**TO BE DONE**
In the material below, find every line with "this" and pull it out.

**LISTING**
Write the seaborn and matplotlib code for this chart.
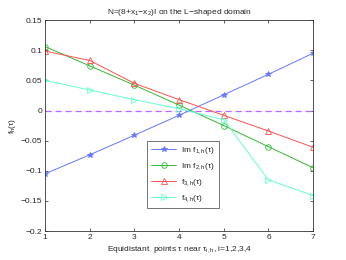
import numpy as np
import pandas as pd
import matplotlib
matplotlib.use("Agg")
import matplotlib.pyplot as plt
import seaborn as sns

#%% data
points = [1, 2, 3, 4, 5, 6, 7]
im_f1 = [-0.105, -0.0735, -0.041, -0.008, 0.026, 0.060, 0.095]
im_f2 = [0.106, 0.074, 0.042, 0.009, -0.025, -0.060, -0.095]
f3 = [0.0985, 0.083, 0.045, 0.018, -0.008, -0.034, -0.061]
f4 = [0.050, 0.034, 0.018, 0.003, -0.0155, -0.115, -0.141]

labels = [r"Im f$_{1,h}$($\tau$)", r"Im f$_{2,h}$($\tau$)",
          r"f$_{3,h}$($\tau$)", r"f$_{4,h}$($\tau$)"]
yticks = [-0.2, -0.15, -0.1, -0.05, 0, 0.05, 0.1, 0.15]
yticklabels = ["\u22120.2", "\u22120.15", "\u22120.1", "\u22120.05", "0", "0.05", "0.1", "0.15"]

#%%
sns.set_style("ticks")
plt.rcParams["font.family"] = ["Liberation Sans", "DejaVu Sans"]
plt.rcParams["mathtext.fontset"] = "custom"
plt.rcParams["mathtext.rm"] = "Liberation Sans"
plt.rcParams["mathtext.it"] = "Liberation Sans"
plt.rcParams["xtick.direction"] = "in"
plt.rcParams["ytick.direction"] = "in"

fig = plt.figure(figsize=(3.46, 2.60), dpi=100)
ax = fig.add_axes([0.130, 0.111, 0.775, 0.812])

df = pd.DataFrame({"x": points, "f1": im_f1, "f2": im_f2, "f3": f3, "f4": f4})

styles = [("f1", "#6677ff", "*", "#6677ff"),
          ("f2", "#33b833", "o", "none"),
          ("f3", "#ff5050", "^", "none"),
          ("f4", "#66ffcc", ">", "none")]

# zero line first so the curves sit on top
ax.axhline(0, color="#bb66ff", linestyle=(0, (5, 3)), linewidth=0.9, zorder=1)

for (col, c, m, fc), lab in zip(styles, labels):
    sns.lineplot(data=df, x="x", y=col, ax=ax, color=c, marker=m, markersize=4,
                 markerfacecolor=fc, markeredgecolor=c, markeredgewidth=0.6,
                 linewidth=0.7, label=lab, zorder=2)

ax.set_xlim(1, 7)
ax.set_ylim(-0.2, 0.15)
ax.set_xticks(points)
ax.set_yticks(yticks)
ax.set_yticklabels(yticklabels)
ax.tick_params(labelsize=6, length=2.5, width=0.5, top=True, right=True, pad=2)
for s in ax.spines.values():
    s.set_linewidth(0.6)
    s.set_color("#333333")

ax.set_title("N=(8+x$_1$\u2212x$_2$)I on the L\u2212shaped domain", fontsize=6, pad=4)
ax.set_xlabel(r"Equidistant  points $\tau$ near $\tau_{i,h}$, i=1,2,3,4", fontsize=6, labelpad=2)
ax.set_ylabel(r"f$_h$($\tau$)", fontsize=6, labelpad=2)

leg = ax.legend(loc="lower left", bbox_to_anchor=(0.365, 0.09), fontsize=6,
                frameon=True, fancybox=False, edgecolor="#333333", borderpad=0.5,
                handlelength=3.0, labelspacing=0.6, handletextpad=0.6)
leg.get_frame().set_linewidth(0.6)

fig.savefig("out.png", dpi=100)
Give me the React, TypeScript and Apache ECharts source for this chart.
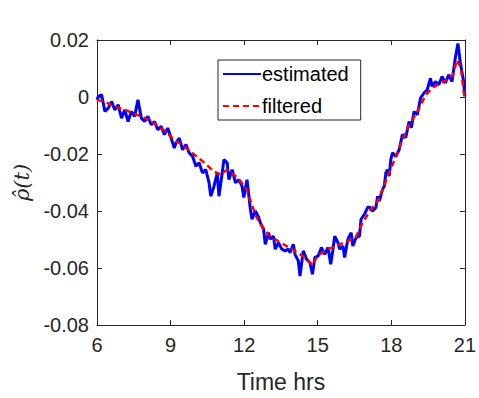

**EXERCISE ANSWER**
Write the seaborn and matplotlib code for this chart.
Give me the React, TypeScript and Apache ECharts source for this chart.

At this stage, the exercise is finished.